Understanding the full flow of a transaction when it talks to other transactions was our key to understanding why we had issues. The Riverbed family of products enabled that for us but even that required work on our part to further decode the MQ traffic better than they did. It went into the MQ Black box, and came out, but did not reveal what happened inside the box. There were requests inside the box that went elsewhere. Those had not been picked up with the tool.
Cons for all of them are that they only sample transactions and can't follow a single user from their device all the way through to the backend database or mainframe. Best using dynaTrace if you want true 100% end to end monitoring.
Saluting Mike, Richard for your sound advice!
Henry
I have found Dynatrace to be much better. It integrates with more tools than any of the 3 listed above.
From my experience with CA Wily, it's more expensive and requires a long implementation, it is also less flexible.
We did not consider New Relic because we did not want to have our sensitive data hosted in the cloud. Not acceptable in our business.
AppDynamics offered a short implementation time, immediate satisfaction and only required fine-tuning afterwards. Also the pricing was lower then CA Wily.

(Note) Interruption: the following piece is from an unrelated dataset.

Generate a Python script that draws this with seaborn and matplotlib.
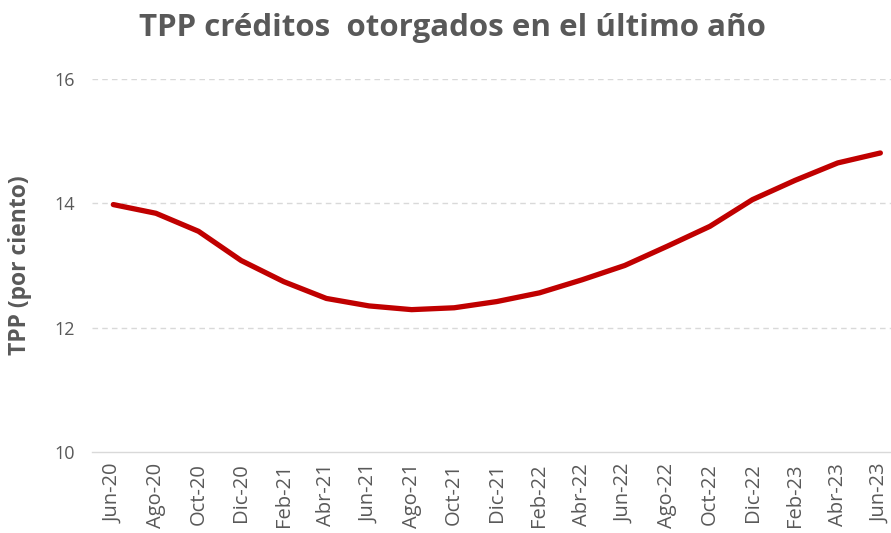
import matplotlib
matplotlib.use("Agg")
import matplotlib.pyplot as plt
import seaborn as sns
import pandas as pd

months = ["Jun-20", "Ago-20", "Oct-20", "Dic-20", "Feb-21", "Abr-21", "Jun-21", "Ago-21",
          "Oct-21", "Dic-21", "Feb-22", "Abr-22", "Jun-22", "Ago-22", "Oct-22", "Dic-22",
          "Feb-23", "Abr-23", "Jun-23"]
tpp = [13.98, 13.84, 13.55, 13.08, 12.74, 12.47, 12.35, 12.29, 12.32, 12.42, 12.56,
       12.77, 13.00, 13.31, 13.63, 14.06, 14.37, 14.65, 14.81]
yticks = [10, 12, 14, 16]

sns.set_theme(style="white")
plt.rcParams["font.family"] = ["Open Sans", "DejaVu Sans"]

df = pd.DataFrame({"pos": range(len(months)), "mes": months, "tpp": tpp})

fig = plt.figure(figsize=(8.91, 5.33), dpi=100)
ax = fig.add_axes([92/891, 81/533, (891-92)/891, (452-79)/533])

sns.lineplot(data=df, x="pos", y="tpp", ax=ax, color="#C00000", linewidth=3.8,
             sort=False, solid_capstyle="round", solid_joinstyle="round")

ax.set_ylim(10, 16)
ax.set_yticks(yticks)
ax.set_yticklabels([str(t) for t in yticks], fontsize=13, color="#595959")
ax.set_xlim(-0.5, 18.25)
ax.set_xticks(range(len(months)))
ax.set_xticklabels(months, rotation=90, fontsize=14.5, color="#595959")
ax.tick_params(axis="x", length=0, pad=8)
ax.tick_params(axis="y", length=0, pad=12)

for t in yticks[1:]:
    ax.axhline(t, color="#D9D9D9", linewidth=1.0, linestyle=(0, (4, 3)), zorder=0)

for s in ["top", "right", "left"]:
    ax.spines[s].set_visible(False)
ax.spines["bottom"].set_color("#D9D9D9")
ax.spines["bottom"].set_linewidth(1.0)

ax.set_xlabel("")
ax.set_ylabel("TPP (por ciento)", fontsize=16.5, fontweight="bold", color="#595959")
ax.yaxis.set_label_coords(-(92 - 20) / 799, 0.5)
ax.yaxis.label.set_va("center")

fig.text(452/891, 1 - 28/533, "TPP créditos  otorgados en el último año", ha="center", va="center",
         fontsize=22.5, fontweight="bold", color="#595959")

fig.savefig("out.png", dpi=100)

All three are good tools for monitoring web application transactions. Of course, CA has a much broader set of capabilities than the other two - can monitor networks, servers, databases, etc. AppDynamics provides a product that you can use in-house. NewRelic is only a SaaS offering. Which of these is best for you - depends on what you need. If you already have CA deployed, you are probably looking at just web transaction monitoring then. AppDynamics and NewRelic are more current in this area than CA Wily.